"""

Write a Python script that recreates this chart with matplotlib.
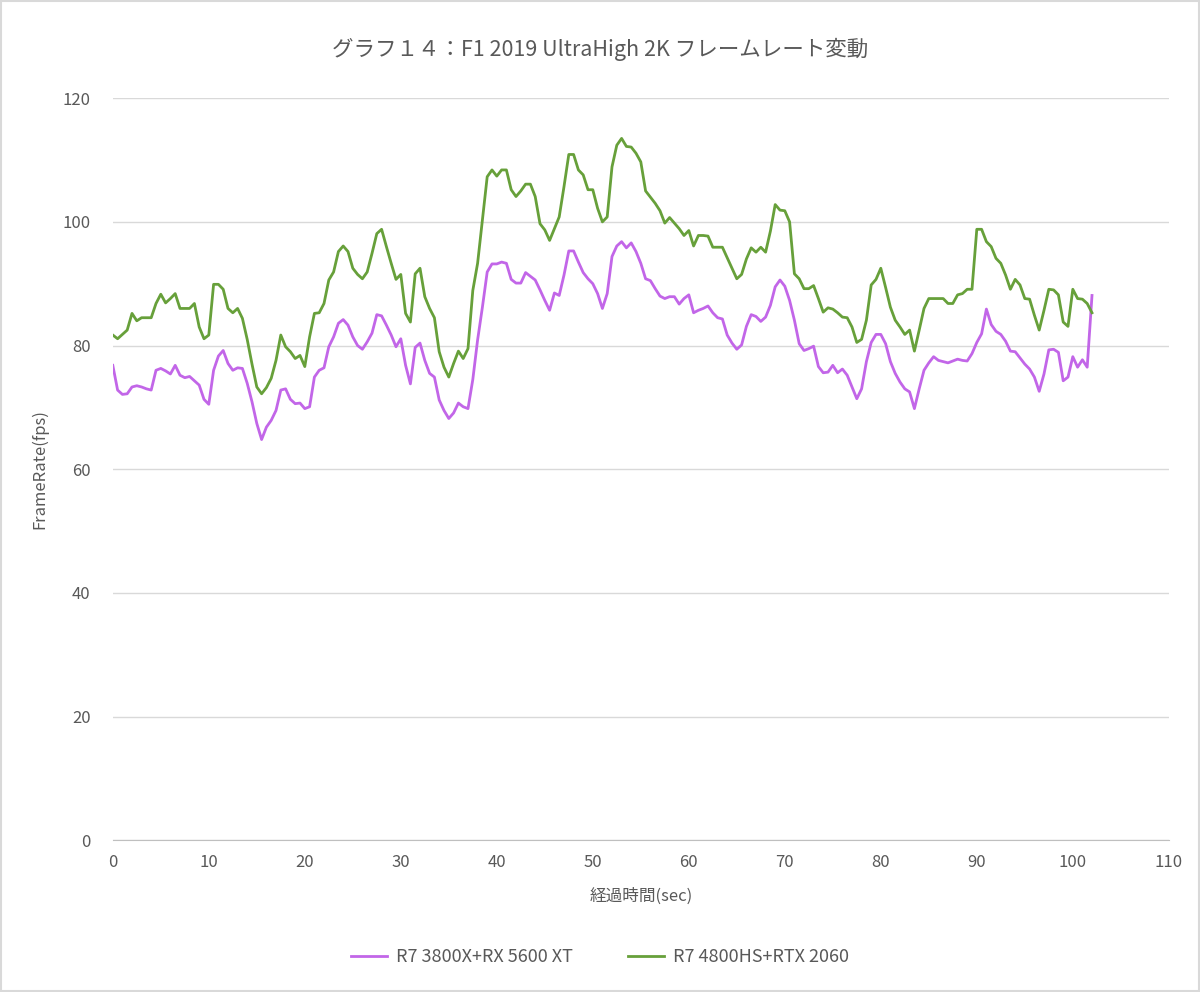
import numpy as np
import matplotlib
matplotlib.use("Agg")
import matplotlib.pyplot as plt
from matplotlib.patches import Rectangle

plt.rcParams['font.family'] = ['Noto Sans CJK JP', 'DejaVu Sans']

# temps (s), un point toutes les 0.5 s
temps = np.arange(0, 102.5, 0.5)

# R7 4800HS+RTX 2060
fps_4800hs = [
    81.7, 81.1, 81.8, 82.5, 85.2, 84.0, 84.5, 84.5, 84.5, 86.8,
    88.3, 86.9, 87.6, 88.4, 86.0, 86.0, 86.0, 86.8, 83.0, 81.1,
    81.7, 89.9, 89.9, 89.1, 86.0, 85.3, 86.0, 84.4, 81.0, 77.0,
    73.3, 72.2, 73.2, 74.7, 77.6, 81.7, 79.8, 79.0, 77.9, 78.4,
    76.6, 81.4, 85.2, 85.3, 86.8, 90.6, 91.9, 95.2, 96.1, 95.2,
    92.5, 91.5, 90.8, 91.9, 94.9, 98.1, 98.8, 96.0, 93.3, 90.7,
    91.5, 85.2, 83.8, 91.6, 92.5, 87.9, 86.0, 84.5, 79.0, 76.5,
    74.9, 77.1, 79.1, 77.9, 79.5, 88.9, 93.3, 100.3, 107.3, 108.4,
    107.4, 108.4, 108.4, 105.2, 104.1, 105.0, 106.1, 106.1, 104.1, 99.7,
    98.7, 97.0, 98.9, 100.8, 105.7, 110.9, 110.9, 108.4, 107.6, 105.2,
    105.2, 102.2, 100.0, 100.8, 108.9, 112.4, 113.5, 112.2, 112.1, 111.1,
    109.7, 105.0, 104.0, 103.0, 101.8, 99.8, 100.7, 99.8, 98.9, 97.8,
    98.6, 96.1, 97.8, 97.8, 97.7, 95.9, 95.9, 95.9, 94.2, 92.5,
    90.8, 91.5, 94.0, 95.8, 95.1, 95.9, 95.1, 98.5, 102.8, 101.9,
    101.8, 100.0, 91.6, 90.8, 89.2, 89.2, 89.7, 87.6, 85.4, 86.1,
    85.9, 85.3, 84.6, 84.5, 83.0, 80.5, 81.0, 84.1, 89.8, 90.7,
    92.5, 89.4, 86.2, 84.1, 83.0, 81.8, 82.5, 79.1, 82.5, 86.0,
    87.6, 87.6, 87.6, 87.6, 86.8, 86.8, 88.2, 88.4, 89.1, 89.1,
    98.8, 98.8, 96.8, 96.0, 94.1, 93.3, 91.4, 89.1, 90.7, 89.8,
    87.6, 87.5, 84.9, 82.5, 85.7, 89.1, 89.0, 88.2, 83.8, 83.1,
    89.1, 87.6, 87.5, 86.8, 85.3,
]

# R7 3800X+RX 5600 XT
fps_3800x = [
    76.8, 72.8, 72.1, 72.2, 73.3, 73.5, 73.3, 73.0, 72.8, 76.0,
    76.3, 75.9, 75.4, 76.8, 75.2, 74.8, 75.0, 74.3, 73.6, 71.3,
    70.5, 76.0, 78.3, 79.2, 77.1, 76.0, 76.4, 76.3, 73.9, 70.9,
    67.4, 64.8, 66.8, 67.9, 69.5, 72.8, 73.0, 71.3, 70.6, 70.7,
    69.8, 70.1, 74.9, 76.0, 76.4, 79.8, 81.4, 83.6, 84.2, 83.3,
    81.4, 80.0, 79.4, 80.6, 82.0, 85.0, 84.8, 83.3, 81.7, 79.8,
    81.1, 76.8, 73.8, 79.7, 80.4, 77.6, 75.5, 74.9, 71.2, 69.5,
    68.2, 69.1, 70.7, 70.1, 69.8, 74.5, 80.9, 86.2, 91.9, 93.2,
    93.2, 93.5, 93.3, 90.7, 90.1, 90.1, 91.8, 91.2, 90.6, 89.0,
    87.3, 85.7, 88.5, 88.1, 91.4, 95.3, 95.3, 93.5, 91.8, 90.8,
    90.0, 88.4, 86.0, 88.4, 94.4, 96.1, 96.8, 95.8, 96.6, 95.2,
    93.3, 90.8, 90.5, 89.2, 88.0, 87.6, 87.9, 87.9, 86.7, 87.6,
    88.2, 85.3, 85.7, 86.0, 86.4, 85.3, 84.5, 84.3, 81.7, 80.4,
    79.4, 80.1, 83.1, 85.0, 84.7, 83.9, 84.6, 86.5, 89.5, 90.6,
    89.6, 87.3, 84.1, 80.3, 79.2, 79.5, 79.9, 76.6, 75.6, 75.7,
    76.8, 75.6, 76.2, 75.2, 73.3, 71.4, 73.0, 77.4, 80.5, 81.8,
    81.8, 80.3, 77.4, 75.5, 74.1, 73.0, 72.5, 69.8, 73.0, 76.0,
    77.2, 78.2, 77.6, 77.4, 77.2, 77.5, 77.8, 77.6, 77.5, 78.7,
    80.5, 81.9, 85.9, 83.4, 82.3, 81.8, 80.7, 79.1, 79.0, 78.0,
    77.0, 76.2, 74.9, 72.6, 75.4, 79.3, 79.4, 78.9, 74.3, 74.9,
    78.2, 76.5, 77.7, 76.5, 88.1,
]

texte = '#595959'

fig = plt.figure(figsize=(12, 9.92), dpi=100)
ax = fig.add_axes([0.094, 0.153, 0.880, 0.748])

ax.plot(temps, fps_3800x, color='#c266e8', lw=2.0, label='R7 3800X+RX 5600 XT')
ax.plot(temps, fps_4800hs, color='#67a03a', lw=2.0, label='R7 4800HS+RTX 2060')

ax.set_xlim(0, 110)
ax.set_ylim(0, 120)
ax.set_xticks(range(0, 111, 10))
ax.set_yticks(range(0, 121, 20))
ax.grid(axis='y', color='#d9d9d9', lw=1)
ax.set_axisbelow(True)
for s in ['top', 'right', 'left']:
    ax.spines[s].set_visible(False)
ax.spines['bottom'].set_color('#bfbfbf')
ax.tick_params(axis='both', length=0, labelsize=12, colors=texte, pad=10)
ax.tick_params(axis='y', pad=16)

ax.set_xlabel('経過時間(sec)', fontsize=12, color=texte, labelpad=12)
ax.set_ylabel('FrameRate(fps)', fontsize=12, color=texte, labelpad=10)

fig.suptitle('グラフ１４：F1 2019 UltraHigh 2K フレームレート変動', y=0.962,
             fontsize=15.5, color=texte)

fig.legend(loc='center', bbox_to_anchor=(0.5, 0.035), ncol=2, frameon=False,
           fontsize=13, labelcolor=texte, handlelength=2.0, handletextpad=0.5,
           columnspacing=3.0)

fig.patches.append(Rectangle((0.001, 0.001), 0.998, 0.998, transform=fig.transFigure,
                             fill=False, edgecolor='#d9d9d9', lw=1.5))

fig.savefig('out.png', dpi=100, facecolor='white')
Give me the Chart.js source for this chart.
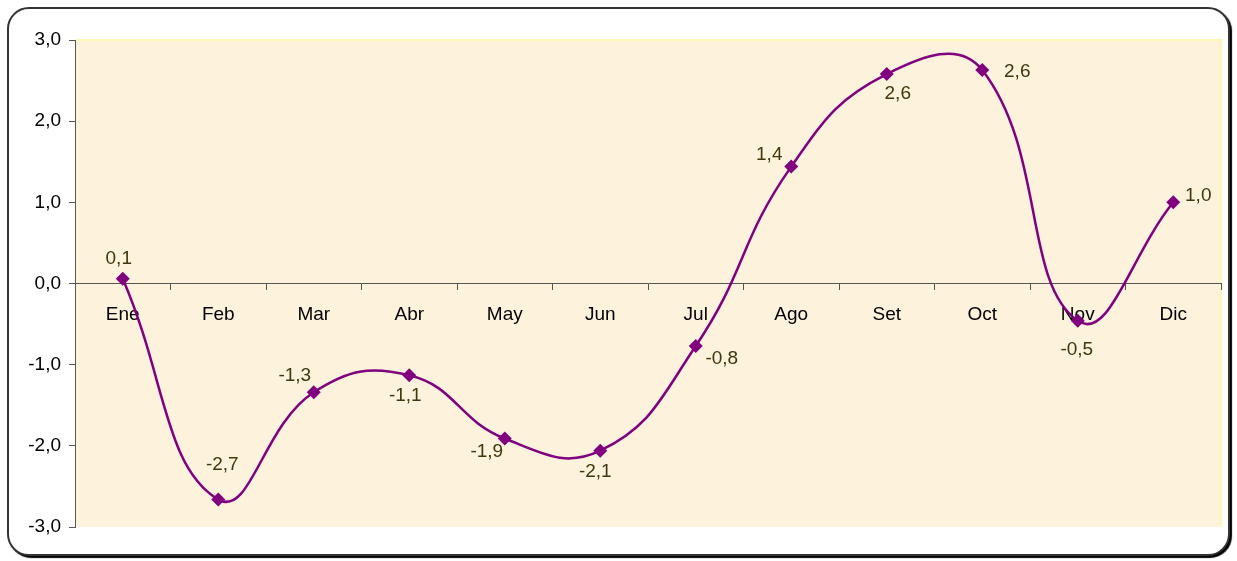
<!DOCTYPE html>
<html>
<head>
<meta charset="utf-8">
<script src="https://cdn.jsdelivr.net/npm/chart.js@4"></script>
<style>
  html, body { margin: 0; padding: 0; background: #fff; }
  body { width: 1237px; height: 561px; position: relative; overflow: hidden; }
  .frame {
    position: absolute; left: 7px; top: 7px;
    width: 1219px; height: 545px;
    border: 2px solid #333; border-radius: 22px;
    box-shadow: 2px 2px 1px #000;
    background: #fff;
  }
  #chart { position: absolute; left: 0; top: 0; }
</style>
</head>
<body>
<div class="frame"></div>
<canvas id="chart" width="1237" height="561"></canvas>
<script>
// month categories and values
const months = ['Ene', 'Feb', 'Mar', 'Abr', 'May', 'Jun', 'Jul', 'Ago', 'Set', 'Oct', 'Nov', 'Dic'];
const values = [0.06, -2.66, -1.34, -1.13, -1.91, -2.06, -0.77, 1.44, 2.58, 2.63, -0.46, 1.0];
const yTicks = [-3, -2, -1, 0, 1, 2, 3];

const fmt = v => v.toFixed(1).replace('.', ',');
const baseFont = { family: "'Liberation Sans', Arial, sans-serif", size: 19 };

// label placement around each marker (dx, dy in px)
const labelOffsets = [
  [-4, -20], [4, -35], [-19, -16], [-4, 21], [-18, 13], [-5, 21],
  [26, 13], [-22, -12], [11, 20], [35, 2], [-1, 29], [25, -7]
];

const plotBackground = {
  id: 'plotBackground',
  beforeDraw(chart) {
    const { ctx, chartArea: a } = chart;
    ctx.save();
    ctx.fillStyle = '#FDF2DC';
    ctx.fillRect(a.left, a.top, a.right - a.left, a.bottom - a.top);
    ctx.strokeStyle = '#FFF6B8';
    ctx.lineWidth = 2;
    ctx.beginPath();
    ctx.moveTo(a.left, a.top);
    ctx.lineTo(a.right, a.top);
    ctx.lineTo(a.right, a.bottom);
    ctx.stroke();
    ctx.restore();
  }
};

const pointLabels = {
  id: 'pointLabels',
  afterDatasetsDraw(chart) {
    const { ctx } = chart;
    const meta = chart.getDatasetMeta(0);
    ctx.save();
    ctx.font = baseFont.size + 'px ' + baseFont.family;
    ctx.fillStyle = '#3A3A0C';
    ctx.textAlign = 'center';
    ctx.textBaseline = 'middle';
    meta.data.forEach((pt, i) => {
      const off = labelOffsets[i];
      ctx.fillText(fmt(values[i]), pt.x + off[0], pt.y + off[1]);
    });
    ctx.restore();
  }
};

new Chart(document.getElementById('chart'), {
  type: 'line',
  data: {
    labels: months,
    datasets: [{
      data: values,
      borderColor: '#800080',
      backgroundColor: '#800080',
      borderWidth: 2.5,
      tension: 0.45,
      pointStyle: 'rectRot',
      pointRadius: 7,
      pointBorderWidth: 0,
      fill: false
    }]
  },
  options: {
    responsive: false,
    animation: false,
    layout: { padding: { top: 40, bottom: 34, left: 0, right: 16 } },
    plugins: { legend: { display: false }, tooltip: { enabled: false } },
    scales: {
      x: {
        position: { y: 0 },
        offset: true,
        grid: { offset: true, drawOnChartArea: false, tickLength: 6, color: '#555' },
        border: { color: '#555', width: 1 },
        ticks: { color: '#000', font: baseFont, padding: 14, maxRotation: 0, autoSkip: false }
      },
      y: {
        min: yTicks[0],
        max: yTicks[yTicks.length - 1],
        afterFit(scale) { scale.width = 75; },
        afterBuildTicks(scale) { scale.ticks = yTicks.map(v => ({ value: v })); },
        grid: { drawOnChartArea: false, tickLength: 6, color: '#555' },
        border: { color: '#555', width: 1 },
        ticks: { color: '#000', font: baseFont, padding: 8, callback: v => fmt(v) }
      }
    }
  },
  plugins: [plotBackground, pointLabels]
});
</script>
</body>
</html>
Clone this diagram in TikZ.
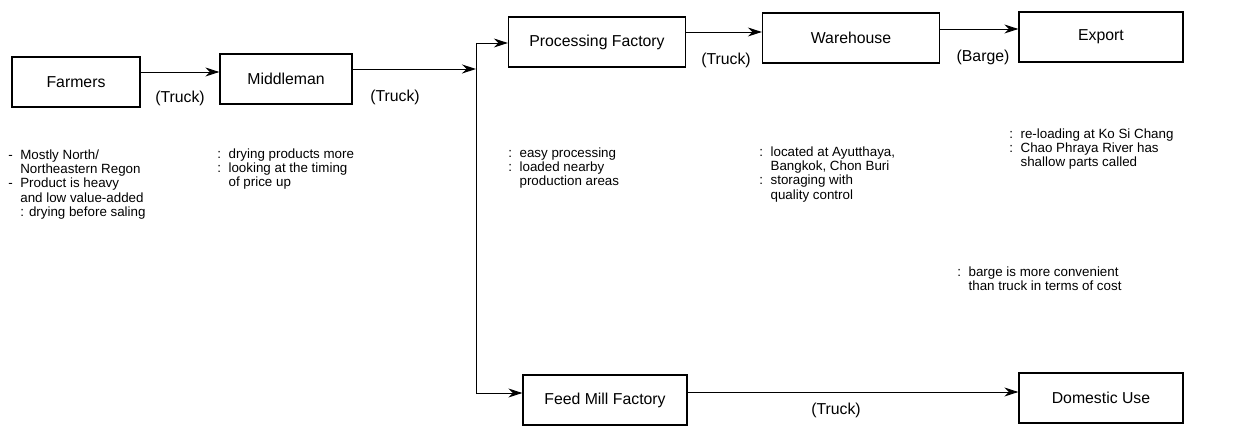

"""

Work required — Find every line containing the word "script", then give the total and nothing more.

Final result — 4